● **SOURCE MATERIAL**
# # # #
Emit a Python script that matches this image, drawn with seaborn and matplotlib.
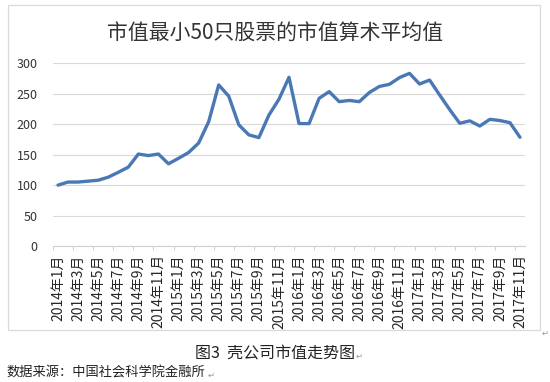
import matplotlib
matplotlib.use("Agg")
import matplotlib.pyplot as plt
import seaborn as sns
import pandas as pd
import numpy as np
from matplotlib.patches import Rectangle

# ---- data ----
years = [2014, 2015, 2016, 2017]
months = [f"{y}年{m}月" for y in years for m in range(1, 13)][:47]  # 2014年1月 .. 2017年11月
values = [100, 105, 105, 106.5, 108, 113, 121, 129.5, 151, 148.5, 151, 135,
          144, 153.5, 169, 204, 264.5, 246, 199, 182.5, 178, 215, 241, 277,
          201, 201, 242.5, 253.5, 237, 239, 237, 252, 262, 265.5, 276.5, 283.5,
          266, 272.5, 248, 224, 201.5, 205.5, 197, 208, 206, 202.5, 178.5]
title = "市值最小50只股票的市值算术平均值"
caption = "图3  壳公司市值走势图"
source = "数据来源：中国社会科学院金融所"
yticks = [0, 50, 100, 150, 200, 250, 300]

df = pd.DataFrame({"idx": np.arange(len(months)), "month": months, "value": values})

sns.set_theme(style="white")
plt.rcParams['font.family'] = ['Noto Sans CJK SC', 'DejaVu Sans']

fig = plt.figure(figsize=(5.5, 3.82), dpi=100)
ax = fig.add_axes([53/550, 1-246/382, (525-53)/550, (246-63.3)/382])

sns.lineplot(data=df, x="idx", y="value", ax=ax, color="#4A78B4", linewidth=2.4)

ax.set_xlim(-0.5, len(months) - 0.5)
ax.set_ylim(0, 300)
ax.set_yticks(yticks)
ax.set_yticklabels([str(v) for v in yticks], fontsize=9, color="#333333")
ax.tick_params(axis="y", length=0, pad=11)

lab_pos = np.arange(0, len(months), 2)
ax.set_xticks(lab_pos)
ax.set_xticklabels([months[i] for i in lab_pos], rotation=90, fontsize=10, color="#262626")
ax.set_xticks(np.arange(-0.5, len(months), 2), minor=True)
ax.tick_params(axis="x", which="major", length=0, pad=6)
ax.tick_params(axis="x", which="minor", length=3, color="#d0d0d0", width=0.8, bottom=True)
ax.set_xlabel("")
ax.set_ylabel("")

ax.grid(axis="y", color="#d9d9d9", linewidth=0.8)
ax.set_axisbelow(True)
for s in ["top", "right", "left"]:
    ax.spines[s].set_visible(False)
ax.spines["bottom"].set_color("#d0d0d0")
ax.spines["bottom"].set_linewidth(0.8)

# chart box
fig.patches.append(Rectangle((8/550, 1-330/382), 532/550, 325/382, transform=fig.transFigure,
                             fill=False, edgecolor="#d9d9d9", linewidth=0.9))

fig.text(275/550, 1-33/382, title, ha="center", va="center", fontsize=15, color="#333333")
fig.text(275/550, 1-354/382, caption, ha="center", va="center", fontsize=11.5, color="#222222")
fig.text(6/550, 1-373/382, source, ha="left", va="center", fontsize=9.5, color="#222222")
fig.text(545/550, 1-333/382, "↵", ha="center", va="center", fontsize=6, color="#999999",
         family=['DejaVu Sans'])
fig.text(356/550, 1-356/382, "↵", ha="left", va="center", fontsize=6, color="#999999",
         family=['DejaVu Sans'])
fig.text(208/550, 1-375/382, "↵", ha="left", va="center", fontsize=6, color="#999999",
         family=['DejaVu Sans'])

fig.savefig("out.png", dpi=100, facecolor="white")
# # # #
● **INSTRUCTIONS TO FOLLOW**
Every line should be retyped exactly, with the pictures omitted.

● **ANSWER FOR THIS EXERCISE**
Emit a Python script that matches this image, drawn with seaborn and matplotlib.
import matplotlib
matplotlib.use("Agg")
import matplotlib.pyplot as plt
import seaborn as sns
import pandas as pd
import numpy as np
from matplotlib.patches import Rectangle

# ---- data ----
years = [2014, 2015, 2016, 2017]
months = [f"{y}年{m}月" for y in years for m in range(1, 13)][:47]  # 2014年1月 .. 2017年11月
values = [100, 105, 105, 106.5, 108, 113, 121, 129.5, 151, 148.5, 151, 135,
          144, 153.5, 169, 204, 264.5, 246, 199, 182.5, 178, 215, 241, 277,
          201, 201, 242.5, 253.5, 237, 239, 237, 252, 262, 265.5, 276.5, 283.5,
          266, 272.5, 248, 224, 201.5, 205.5, 197, 208, 206, 202.5, 178.5]
title = "市值最小50只股票的市值算术平均值"
caption = "图3  壳公司市值走势图"
source = "数据来源：中国社会科学院金融所"
yticks = [0, 50, 100, 150, 200, 250, 300]

df = pd.DataFrame({"idx": np.arange(len(months)), "month": months, "value": values})

sns.set_theme(style="white")
plt.rcParams['font.family'] = ['Noto Sans CJK SC', 'DejaVu Sans']

fig = plt.figure(figsize=(5.5, 3.82), dpi=100)
ax = fig.add_axes([53/550, 1-246/382, (525-53)/550, (246-63.3)/382])

sns.lineplot(data=df, x="idx", y="value", ax=ax, color="#4A78B4", linewidth=2.4)

ax.set_xlim(-0.5, len(months) - 0.5)
ax.set_ylim(0, 300)
ax.set_yticks(yticks)
ax.set_yticklabels([str(v) for v in yticks], fontsize=9, color="#333333")
ax.tick_params(axis="y", length=0, pad=11)

lab_pos = np.arange(0, len(months), 2)
ax.set_xticks(lab_pos)
ax.set_xticklabels([months[i] for i in lab_pos], rotation=90, fontsize=10, color="#262626")
ax.set_xticks(np.arange(-0.5, len(months), 2), minor=True)
ax.tick_params(axis="x", which="major", length=0, pad=6)
ax.tick_params(axis="x", which="minor", length=3, color="#d0d0d0", width=0.8, bottom=True)
ax.set_xlabel("")
ax.set_ylabel("")

ax.grid(axis="y", color="#d9d9d9", linewidth=0.8)
ax.set_axisbelow(True)
for s in ["top", "right", "left"]:
    ax.spines[s].set_visible(False)
ax.spines["bottom"].set_color("#d0d0d0")
ax.spines["bottom"].set_linewidth(0.8)

# chart box
fig.patches.append(Rectangle((8/550, 1-330/382), 532/550, 325/382, transform=fig.transFigure,
                             fill=False, edgecolor="#d9d9d9", linewidth=0.9))

fig.text(275/550, 1-33/382, title, ha="center", va="center", fontsize=15, color="#333333")
fig.text(275/550, 1-354/382, caption, ha="center", va="center", fontsize=11.5, color="#222222")
fig.text(6/550, 1-373/382, source, ha="left", va="center", fontsize=9.5, color="#222222")
fig.text(545/550, 1-333/382, "↵", ha="center", va="center", fontsize=6, color="#999999",
         family=['DejaVu Sans'])
fig.text(356/550, 1-356/382, "↵", ha="left", va="center", fontsize=6, color="#999999",
         family=['DejaVu Sans'])
fig.text(208/550, 1-375/382, "↵", ha="left", va="center", fontsize=6, color="#999999",
         family=['DejaVu Sans'])

fig.savefig("out.png", dpi=100, facecolor="white")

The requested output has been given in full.